[The problem] Can you transcribe the data exactly? Leave the pictures out.

[start of Given data]

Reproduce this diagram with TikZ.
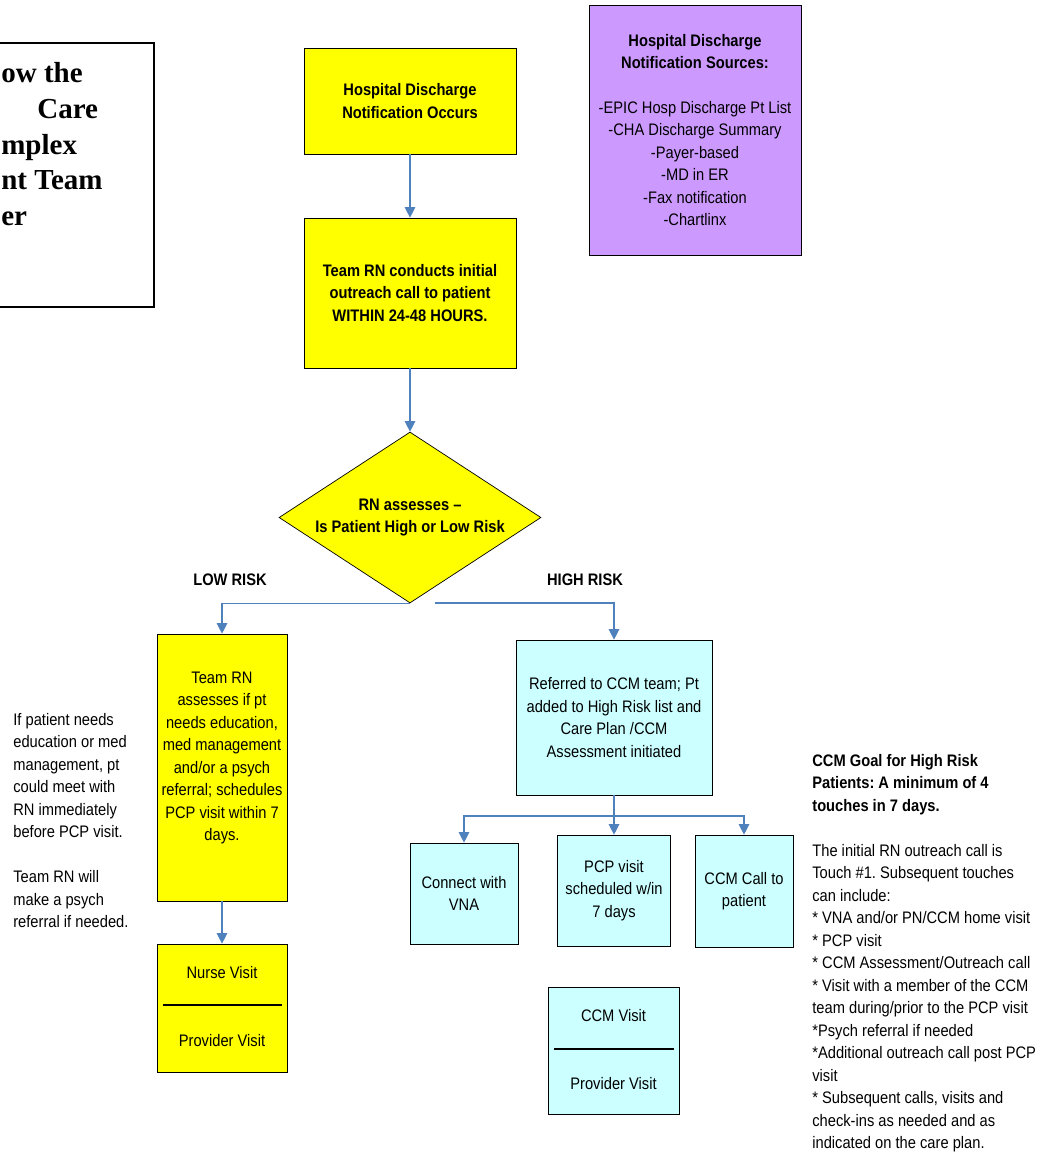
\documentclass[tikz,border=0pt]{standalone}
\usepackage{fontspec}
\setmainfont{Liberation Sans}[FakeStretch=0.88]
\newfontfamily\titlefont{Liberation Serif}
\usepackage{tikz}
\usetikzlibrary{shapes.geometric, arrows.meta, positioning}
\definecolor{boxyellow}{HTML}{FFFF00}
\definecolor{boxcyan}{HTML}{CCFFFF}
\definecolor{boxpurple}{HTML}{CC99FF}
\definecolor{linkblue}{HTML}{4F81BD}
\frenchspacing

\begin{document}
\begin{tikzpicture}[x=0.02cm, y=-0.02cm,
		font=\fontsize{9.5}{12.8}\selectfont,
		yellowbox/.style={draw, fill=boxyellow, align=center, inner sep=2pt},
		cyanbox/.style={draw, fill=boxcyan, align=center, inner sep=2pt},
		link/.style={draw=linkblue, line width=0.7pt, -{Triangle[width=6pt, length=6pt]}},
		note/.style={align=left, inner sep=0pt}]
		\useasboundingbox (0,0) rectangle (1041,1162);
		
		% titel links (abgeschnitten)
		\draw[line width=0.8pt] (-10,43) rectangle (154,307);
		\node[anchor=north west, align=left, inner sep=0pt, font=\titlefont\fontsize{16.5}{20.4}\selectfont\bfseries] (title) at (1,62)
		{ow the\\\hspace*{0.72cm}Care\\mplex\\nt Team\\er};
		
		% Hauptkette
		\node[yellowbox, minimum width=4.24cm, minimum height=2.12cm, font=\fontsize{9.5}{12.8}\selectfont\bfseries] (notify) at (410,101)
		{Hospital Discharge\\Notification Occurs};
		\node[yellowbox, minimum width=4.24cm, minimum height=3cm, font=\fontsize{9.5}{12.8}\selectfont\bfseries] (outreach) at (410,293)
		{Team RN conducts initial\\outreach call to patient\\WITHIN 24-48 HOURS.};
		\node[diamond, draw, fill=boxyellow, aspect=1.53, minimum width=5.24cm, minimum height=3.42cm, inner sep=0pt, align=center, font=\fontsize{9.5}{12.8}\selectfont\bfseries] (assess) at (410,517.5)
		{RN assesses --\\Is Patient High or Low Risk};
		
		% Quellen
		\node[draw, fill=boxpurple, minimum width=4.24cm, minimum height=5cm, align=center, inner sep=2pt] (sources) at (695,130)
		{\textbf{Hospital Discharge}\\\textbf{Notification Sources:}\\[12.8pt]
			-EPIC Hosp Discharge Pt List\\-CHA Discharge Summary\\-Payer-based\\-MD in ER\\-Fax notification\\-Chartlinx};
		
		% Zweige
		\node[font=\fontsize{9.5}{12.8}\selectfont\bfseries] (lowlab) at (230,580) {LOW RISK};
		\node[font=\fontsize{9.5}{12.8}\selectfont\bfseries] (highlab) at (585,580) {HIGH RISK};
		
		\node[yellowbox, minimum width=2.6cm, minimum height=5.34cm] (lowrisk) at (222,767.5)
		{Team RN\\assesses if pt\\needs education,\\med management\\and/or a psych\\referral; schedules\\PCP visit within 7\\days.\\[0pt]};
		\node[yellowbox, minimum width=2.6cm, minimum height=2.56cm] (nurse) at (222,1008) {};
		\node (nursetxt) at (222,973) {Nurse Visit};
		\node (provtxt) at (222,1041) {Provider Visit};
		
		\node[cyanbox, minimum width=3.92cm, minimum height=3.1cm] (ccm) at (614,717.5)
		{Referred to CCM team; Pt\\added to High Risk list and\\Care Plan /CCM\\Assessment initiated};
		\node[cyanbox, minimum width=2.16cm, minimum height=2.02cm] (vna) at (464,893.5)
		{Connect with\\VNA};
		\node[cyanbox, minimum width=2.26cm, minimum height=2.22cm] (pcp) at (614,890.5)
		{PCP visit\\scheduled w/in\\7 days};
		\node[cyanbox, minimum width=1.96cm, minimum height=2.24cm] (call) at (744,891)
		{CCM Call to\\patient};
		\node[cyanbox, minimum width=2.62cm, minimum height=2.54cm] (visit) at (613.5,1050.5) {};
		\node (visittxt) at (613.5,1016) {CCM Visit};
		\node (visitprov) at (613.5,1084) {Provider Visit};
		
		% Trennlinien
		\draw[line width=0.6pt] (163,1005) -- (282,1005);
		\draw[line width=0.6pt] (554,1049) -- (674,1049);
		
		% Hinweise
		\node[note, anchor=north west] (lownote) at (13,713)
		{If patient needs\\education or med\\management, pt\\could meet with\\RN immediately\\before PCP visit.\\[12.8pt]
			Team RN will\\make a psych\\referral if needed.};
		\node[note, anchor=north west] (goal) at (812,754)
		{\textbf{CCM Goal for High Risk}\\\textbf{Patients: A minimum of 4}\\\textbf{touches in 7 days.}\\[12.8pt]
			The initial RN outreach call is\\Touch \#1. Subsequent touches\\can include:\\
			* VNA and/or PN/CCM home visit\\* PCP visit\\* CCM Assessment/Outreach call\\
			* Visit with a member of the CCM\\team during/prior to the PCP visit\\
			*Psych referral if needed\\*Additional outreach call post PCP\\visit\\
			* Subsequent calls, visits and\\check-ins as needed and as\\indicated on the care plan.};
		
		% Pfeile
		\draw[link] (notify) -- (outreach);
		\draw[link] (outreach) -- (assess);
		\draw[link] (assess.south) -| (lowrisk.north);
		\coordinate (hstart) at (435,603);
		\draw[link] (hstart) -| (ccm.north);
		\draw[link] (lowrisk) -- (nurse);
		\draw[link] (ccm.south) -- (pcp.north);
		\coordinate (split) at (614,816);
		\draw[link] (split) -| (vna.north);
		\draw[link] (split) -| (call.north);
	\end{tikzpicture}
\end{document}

[end of Given data]

[Answer for this exercise]
Reproduce this diagram with TikZ.
\documentclass[tikz,border=0pt]{standalone}
\usepackage{fontspec}
\setmainfont{Liberation Sans}[FakeStretch=0.88]
\newfontfamily\titlefont{Liberation Serif}
\usepackage{tikz}
\usetikzlibrary{shapes.geometric, arrows.meta, positioning}
\definecolor{boxyellow}{HTML}{FFFF00}
\definecolor{boxcyan}{HTML}{CCFFFF}
\definecolor{boxpurple}{HTML}{CC99FF}
\definecolor{linkblue}{HTML}{4F81BD}
\frenchspacing

\begin{document}
\begin{tikzpicture}[x=0.02cm, y=-0.02cm,
		font=\fontsize{9.5}{12.8}\selectfont,
		yellowbox/.style={draw, fill=boxyellow, align=center, inner sep=2pt},
		cyanbox/.style={draw, fill=boxcyan, align=center, inner sep=2pt},
		link/.style={draw=linkblue, line width=0.7pt, -{Triangle[width=6pt, length=6pt]}},
		note/.style={align=left, inner sep=0pt}]
		\useasboundingbox (0,0) rectangle (1041,1162);
		
		% titel links (abgeschnitten)
		\draw[line width=0.8pt] (-10,43) rectangle (154,307);
		\node[anchor=north west, align=left, inner sep=0pt, font=\titlefont\fontsize{16.5}{20.4}\selectfont\bfseries] (title) at (1,62)
		{ow the\\\hspace*{0.72cm}Care\\mplex\\nt Team\\er};
		
		% Hauptkette
		\node[yellowbox, minimum width=4.24cm, minimum height=2.12cm, font=\fontsize{9.5}{12.8}\selectfont\bfseries] (notify) at (410,101)
		{Hospital Discharge\\Notification Occurs};
		\node[yellowbox, minimum width=4.24cm, minimum height=3cm, font=\fontsize{9.5}{12.8}\selectfont\bfseries] (outreach) at (410,293)
		{Team RN conducts initial\\outreach call to patient\\WITHIN 24-48 HOURS.};
		\node[diamond, draw, fill=boxyellow, aspect=1.53, minimum width=5.24cm, minimum height=3.42cm, inner sep=0pt, align=center, font=\fontsize{9.5}{12.8}\selectfont\bfseries] (assess) at (410,517.5)
		{RN assesses --\\Is Patient High or Low Risk};
		
		% Quellen
		\node[draw, fill=boxpurple, minimum width=4.24cm, minimum height=5cm, align=center, inner sep=2pt] (sources) at (695,130)
		{\textbf{Hospital Discharge}\\\textbf{Notification Sources:}\\[12.8pt]
			-EPIC Hosp Discharge Pt List\\-CHA Discharge Summary\\-Payer-based\\-MD in ER\\-Fax notification\\-Chartlinx};
		
		% Zweige
		\node[font=\fontsize{9.5}{12.8}\selectfont\bfseries] (lowlab) at (230,580) {LOW RISK};
		\node[font=\fontsize{9.5}{12.8}\selectfont\bfseries] (highlab) at (585,580) {HIGH RISK};
		
		\node[yellowbox, minimum width=2.6cm, minimum height=5.34cm] (lowrisk) at (222,767.5)
		{Team RN\\assesses if pt\\needs education,\\med management\\and/or a psych\\referral; schedules\\PCP visit within 7\\days.\\[0pt]};
		\node[yellowbox, minimum width=2.6cm, minimum height=2.56cm] (nurse) at (222,1008) {};
		\node (nursetxt) at (222,973) {Nurse Visit};
		\node (provtxt) at (222,1041) {Provider Visit};
		
		\node[cyanbox, minimum width=3.92cm, minimum height=3.1cm] (ccm) at (614,717.5)
		{Referred to CCM team; Pt\\added to High Risk list and\\Care Plan /CCM\\Assessment initiated};
		\node[cyanbox, minimum width=2.16cm, minimum height=2.02cm] (vna) at (464,893.5)
		{Connect with\\VNA};
		\node[cyanbox, minimum width=2.26cm, minimum height=2.22cm] (pcp) at (614,890.5)
		{PCP visit\\scheduled w/in\\7 days};
		\node[cyanbox, minimum width=1.96cm, minimum height=2.24cm] (call) at (744,891)
		{CCM Call to\\patient};
		\node[cyanbox, minimum width=2.62cm, minimum height=2.54cm] (visit) at (613.5,1050.5) {};
		\node (visittxt) at (613.5,1016) {CCM Visit};
		\node (visitprov) at (613.5,1084) {Provider Visit};
		
		% Trennlinien
		\draw[line width=0.6pt] (163,1005) -- (282,1005);
		\draw[line width=0.6pt] (554,1049) -- (674,1049);
		
		% Hinweise
		\node[note, anchor=north west] (lownote) at (13,713)
		{If patient needs\\education or med\\management, pt\\could meet with\\RN immediately\\before PCP visit.\\[12.8pt]
			Team RN will\\make a psych\\referral if needed.};
		\node[note, anchor=north west] (goal) at (812,754)
		{\textbf{CCM Goal for High Risk}\\\textbf{Patients: A minimum of 4}\\\textbf{touches in 7 days.}\\[12.8pt]
			The initial RN outreach call is\\Touch \#1. Subsequent touches\\can include:\\
			* VNA and/or PN/CCM home visit\\* PCP visit\\* CCM Assessment/Outreach call\\
			* Visit with a member of the CCM\\team during/prior to the PCP visit\\
			*Psych referral if needed\\*Additional outreach call post PCP\\visit\\
			* Subsequent calls, visits and\\check-ins as needed and as\\indicated on the care plan.};
		
		% Pfeile
		\draw[link] (notify) -- (outreach);
		\draw[link] (outreach) -- (assess);
		\draw[link] (assess.south) -| (lowrisk.north);
		\coordinate (hstart) at (435,603);
		\draw[link] (hstart) -| (ccm.north);
		\draw[link] (lowrisk) -- (nurse);
		\draw[link] (ccm.south) -- (pcp.north);
		\coordinate (split) at (614,816);
		\draw[link] (split) -| (vna.north);
		\draw[link] (split) -| (call.north);
	\end{tikzpicture}
\end{document}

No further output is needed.